Tuesday, January 04, 2011

Discrimination is Good for You


I read this last month and realized that it applies to all of your advertising and marketing efforts.

This is from FeverBee.com:

Who Are You Trying To Reach?

Do you know exactly who you're trying to reach? Do you know why you're trying to reach them? Most people don't.

Many community projects try to target everyone. That's a bad idea.

You need to focus your efforts on a specific group of people at the expense of others. The concentration of effort on the few yields results. You get the few. These are the founders of your community. They need extra time and attention. You need to build up positive relationships with this small group first.
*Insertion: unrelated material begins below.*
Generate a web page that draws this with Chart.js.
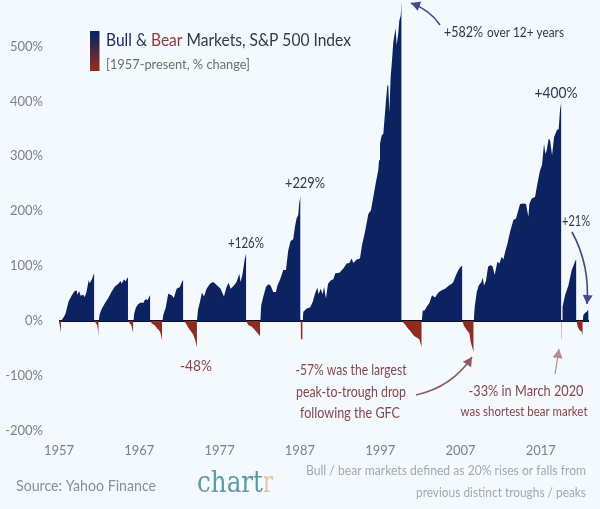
<!DOCTYPE html>
<html>
<head>
<meta charset="utf-8">
<title>Bull & Bear Markets</title>
<script src="https://cdn.jsdelivr.net/npm/chart.js@4/dist/chart.umd.min.js"></script>
<style>
  html, body { margin: 0; padding: 0; background: #f3f9fd; }
  #wrap { width: 600px; height: 509px; }
</style>
</head>
<body>
<div id="wrap"><canvas id="chart" width="600" height="509"></canvas></div>
<script>
// values, one inner list per bull / bear run
const bullYears = [
  [1957.25,1957.5,1957.8,1958.2,1958.6,1958.9,1959.2,1959.3,1959.5,1959.7,1960.0,1960.2,1960.4,1960.7,1960.8,1961.1,1961.3,1961.4],
  [1961.94,1962.06,1962.31,1962.73,1963.14,1963.56,1963.97,1964.39,1964.68,1964.8,1965.09,1965.3,1965.5,1965.59],
  [1966.25,1966.38,1966.58,1966.88,1967.2,1967.5,1967.7,1967.9,1968.04,1968.25,1968.37],
  [1969.86,1970,1970.28,1970.6,1971.03,1971.3,1971.65,1972.06,1972.35,1972.48],
  [1974.18,1974.3,1974.55,1974.8,1975.05,1975.38,1975.8,1976.21,1976.7,1977.12,1977.54,1977.87,1978.12,1978.37,1978.78,1979.11,1979.45,1979.61,1979.86,1980.11,1980.32],
  [1982.06,1982.18,1982.43,1982.77,1983.06,1983.35,1983.68,1984.01,1984.18,1984.59,1984.92,1985.26,1985.55,1985.84,1986.17,1986.38,1986.58,1986.79,1986.91,1987.08],
  [1987.34,1987.43,1987.84,1988.26,1988.59,1988.88,1989.17,1989.33,1989.58,1989.83,1990,1990.25,1990.5,1990.83,1991.16,1991.41,1991.91,1992.41,1992.82,1993.15,1993.44,1993.65,1994.07,1994.48,1994.73,1995.1,1995.52,1995.85,1996.14,1996.47,1996.76,1996.85,1996.97,1997.18,1997.39,1997.59,1997.72,1997.89,1998.01,1998.13,1998.3,1998.47,1998.63,1998.92,1999.05,1999.25,1999.38,1999.55,1999.67],
  [2002.17,2002.29,2002.54,2002.79,2003.12,2003.45,2003.83,2004.24,2004.66,2005.07,2005.49,2005.9,2006.11,2006.44,2006.73,2007.02,2007.23],
  [2008.64,2008.77,2009.02,2009.27,2009.6,2009.76,2009.93,2010.18,2010.43,2010.76,2011.01,2011.26,2011.59,2011.84,2012.13,2012.34,2012.55,2012.84,2013.17,2013.58,2013.91,2014.2,2014.41,2014.83,2015.16,2015.45,2015.57,2015.86,2016.28,2016.57,2016.9,2017.15,2017.4,2017.57,2017.73,2017.98,2018.15,2018.4,2018.65,2018.98,2019.23,2019.39,2019.56],
  [2019.64,2019.68,2019.73,2020.02,2020.43,2020.85,2021.26,2021.43],
  [2022.22,2022.3,2022.5,2022.72,2022.92,2022.96]
];
const bullValues = [
  [0,5,13,36,47,54,56,48,55,46,48,44,51,75,69,76,85,87],
  [0,12,22,33,42,54,63,68,73,68,76,72,79,80],
  [0,15,25,31,34,33,39,40,38,45,48],
  [0,12,24,50,47,42,59,62,73,75],
  [0,20,35,52,45,59,68,71,65,59,45,62,70,59,65,71,86,71,86,111,125],
  [0,29,44,62,67,65,53,53,64,78,93,93,129,146,149,172,187,193,214,229],
  [0,17,23,25,35,50,61,49,59,49,62,41,68,74,76,87,88,96,105,106,114,106,112,114,138,162,195,202,226,253,275,293,323,338,341,378,402,429,429,380,444,475,508,533,502,524,547,556,582],
  [0,19,20,26,33,47,43,52,56,59,64,68,71,84,93,99,101],
  [0,26,53,65,71,79,65,74,99,102,99,84,108,105,117,112,126,141,162,184,187,202,213,214,213,190,213,223,226,250,274,284,323,304,311,332,329,302,335,347,350,384,400],
  [0,17,26,47,65,93,108,114],
  [0,11,15,17,21,21]
];
const bearYears = [
  [1957,1957.1,1957.25],
  [1961.4,1961.6,1961.75,1961.85,1961.94],
  [1965.59,1965.8,1966,1966.1,1966.2,1966.25],
  [1968.37,1968.6,1968.95,1969.2,1969.45,1969.65,1969.86],
  [1972.48,1972.8,1973.1,1973.4,1973.7,1973.97,1974.18],
  [1980.32,1980.57,1980.98,1981.4,1981.69,1982.06],
  [1987.08,1987.12,1987.34],
  [1999.67,2000.09,2000.38,2000.79,2001.21,2001.54,2001.87,2002.17],
  [2007.23,2007.44,2007.77,2008.1,2008.27,2008.64],
  [2019.56,2019.6,2019.64],
  [2021.43,2021.59,2021.8,2022.05,2022.22]
];
const bearValues = [
  [0,-8,-21],
  [0,-4,-7,-16,-29],
  [0,-4,-7,-13,-20,-22],
  [0,-5,-8,-13,-16,-22,-37],
  [0,-4,-12,-18,-24,-35,-48],
  [0,-7,-10,-16,-21,-28],
  [0,-33,-33],
  [0,-6,-12,-19,-27,-30,-33,-48],
  [0,-9,-16,-22,-38,-57],
  [0,-33,-33],
  [0,-10,-16,-19,-25]
];
const baselineYears = [1957, 2023];
const baselineValues = [0, 0];
const xTicks = [1957, 1967, 1977, 1987, 1997, 2007, 2017];
const yTicks = [-200, -100, 0, 100, 200, 300, 400, 500];

const NAVY = '#0d2361';
const RED = '#8e2c20';
const INK = '#2b3a4f';
const ROSE = '#85474c';
const GREY = '#7d8286';
const FONT = 'Lato, sans-serif';

function toPoints(xs, ys) {
  return xs.map((x, i) => ({ x: x, y: ys[i] }));
}

function area(xs, ys, color) {
  return { data: toPoints(xs, ys), fill: 'origin', backgroundColor: color, borderWidth: 0, pointRadius: 0, tension: 0 };
}

const datasets = [];
bullYears.forEach((xs, i) => datasets.push(area(xs, bullValues[i], NAVY)));
bearYears.forEach((xs, i) => datasets.push(area(xs, bearValues[i], RED)));
datasets.push({ data: toPoints(baselineYears, baselineValues), borderColor: '#0b0f1e', borderWidth: 2, pointRadius: 0, fill: false });

// maxW squeezes Lato down to the narrower set width of the original
function text(ctx, str, x, y, color, size, align, maxW) {
  ctx.font = size + 'px ' + FONT;
  ctx.fillStyle = color;
  ctx.textAlign = align || 'left';
  ctx.textBaseline = 'middle';
  if (maxW) ctx.fillText(str, x, y, maxW);
  else ctx.fillText(str, x, y);
}

// left-aligned pieces written one after the other
function runs(ctx, parts, x, y, squeeze) {
  parts.forEach(p => {
    ctx.font = p[2] + 'px ' + FONT;
    const w = ctx.measureText(p[0]).width * squeeze;
    text(ctx, p[0], x, y, p[1], p[2], 'left', w);
    x += w;
  });
}

function arrow(ctx, x0, y0, cx, cy, x1, y1, color, width) {
  ctx.strokeStyle = color;
  ctx.fillStyle = color;
  ctx.lineWidth = width;
  ctx.beginPath();
  ctx.moveTo(x0, y0);
  ctx.quadraticCurveTo(cx, cy, x1, y1);
  ctx.stroke();
  const a = Math.atan2(y1 - cy, x1 - cx);
  const len = 9, half = 5;
  ctx.beginPath();
  ctx.moveTo(x1, y1);
  ctx.lineTo(x1 - len * Math.cos(a) - half * Math.sin(a), y1 - len * Math.sin(a) + half * Math.cos(a));
  ctx.lineTo(x1 - len * Math.cos(a) + half * Math.sin(a), y1 - len * Math.sin(a) - half * Math.cos(a));
  ctx.closePath();
  ctx.fill();
}

const annotations = {
  id: 'annotations',
  afterDraw(chart) {
    const ctx = chart.ctx;
    ctx.save();

    // legend swatch + heading
    const g = ctx.createLinearGradient(0, 31, 0, 71);
    g.addColorStop(0.1, NAVY);
    g.addColorStop(0.9, RED);
    ctx.fillStyle = g;
    ctx.fillRect(90, 31, 9.5, 40);
    runs(ctx, [['Bull', '#1d2a66', 17], [' & ', INK, 17], ['Bear', '#8e3a3c', 17], [' Markets, S&P 500 Index', '#303a48', 17]], 106, 41, 0.915);
    text(ctx, '[1957-present, % change]', 106, 64, '#6f6d70', 14, 'left', 144);

    // peak labels
    text(ctx, '+582%', 444, 32, INK, 15, 'left', 39);
    text(ctx, 'over 12+ years', 487, 33, INK, 13.5, 'left', 77);
    text(ctx, '+400%', 556, 93, INK, 15, 'center', 43);
    text(ctx, '+229%', 305, 183, INK, 15, 'center', 40);
    text(ctx, '+126%', 246, 243, INK, 15, 'center', 36);
    text(ctx, '+21%', 576, 221, INK, 15, 'center', 28);

    // bear notes
    text(ctx, '-48%', 196, 366, ROSE, 15, 'center', 32);
    text(ctx, '-57% was the largest', 351, 370, ROSE, 15, 'center', 111);
    text(ctx, 'peak-to-trough drop', 351, 392, ROSE, 15, 'center', 110);
    text(ctx, 'following the GFC', 350, 413, ROSE, 15, 'center', 100);
    text(ctx, '-33% in March 2020', 526, 391, ROSE, 15, 'center', 115);
    text(ctx, 'was shortest bear market', 524, 412, ROSE, 13.5, 'center', 127);

    arrow(ctx, 440, 25, 430, 10, 411, 3, '#3f4a86', 1.6);
    arrow(ctx, 572, 232, 590, 265, 587, 304, '#3f4a86', 1.6);
    arrow(ctx, 416, 395, 452, 387, 472, 357, '#8e5a5e', 1.6);
    arrow(ctx, 555, 374, 557, 362, 559, 349, '#b08e8e', 1.2);

    // footer
    text(ctx, 'Source: Yahoo Finance', 16, 486, '#8a9094', 15, 'left', 140);
    text(ctx, 'Bull / bear markets defined as 20% rises or falls from', 586, 470, '#a4a9ad', 14, 'right', 280);
    text(ctx, 'previous distinct troughs / peaks', 586, 492, '#a4a9ad', 14, 'right', 170);
    ctx.font = '30px "DejaVu Serif", serif';
    ctx.textAlign = 'left';
    ctx.textBaseline = 'alphabetic';
    const chartW = 66;
    ctx.fillStyle = '#5f9aa9';
    ctx.fillText('chart', 197, 492, chartW);
    ctx.fillStyle = '#e2c7a0';
    ctx.fillText('r', 197 + chartW, 492, 10);

    ctx.restore();
  }
};

new Chart(document.getElementById('chart').getContext('2d'), {
  type: 'line',
  data: { datasets: datasets },
  plugins: [annotations],
  options: {
    responsive: false,
    animation: false,
    layout: { padding: { top: 0, right: 11, bottom: 0, left: 0 } },
    plugins: { legend: { display: false }, tooltip: { enabled: false } },
    scales: {
      x: {
        type: 'linear',
        min: 1957,
        max: 2023,
        afterBuildTicks: axis => { axis.ticks = xTicks.map(v => ({ value: v })); },
        afterFit: axis => { axis.height = 78; axis.paddingLeft = 0; axis.paddingRight = 0; },
        grid: { display: false, drawTicks: false },
        border: { display: false },
        ticks: {
          padding: 12,
          maxRotation: 0,
          autoSkip: false,
          color: GREY,
          font: { family: 'Lato', size: 13 },
          callback: v => String(v)
        }
      },
      y: {
        min: -200,
        max: 584.5,
        afterBuildTicks: axis => { axis.ticks = yTicks.map(v => ({ value: v })); },
        afterFit: axis => { axis.width = 59; axis.paddingTop = 0; axis.paddingBottom = 0; },
        grid: { display: false, drawTicks: false },
        border: { display: false },
        ticks: {
          padding: 16,
          autoSkip: false,
          color: GREY,
          font: { family: 'Lato', size: 13 },
          callback: v => v + '%'
        }
      }
    }
  }
});
</script>
</body>
</html>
To do this you need to know exactly who you're trying to reach.

  • Are they male/female?
  • How old are they?
  • Where do they live?
  • What do they do?
  • What do they have in common?
  • Why are they interested in the topic?
  • Who are they trying to impress?
  • Who impresses them?
  • What are their biggest fears?
  • What are their biggest hopes?
  • What internet tools do they use most every day?
  • What internet tools do they not use ever?

From this you should be able to build a list of real people who you want to participate in your community. If you randomly build a list of people, you're doing it wrong. If you can't build a list from the answers above, you've done it wrong.

You can broaden this group later, but when you're launching a community you need a pinpoint focus.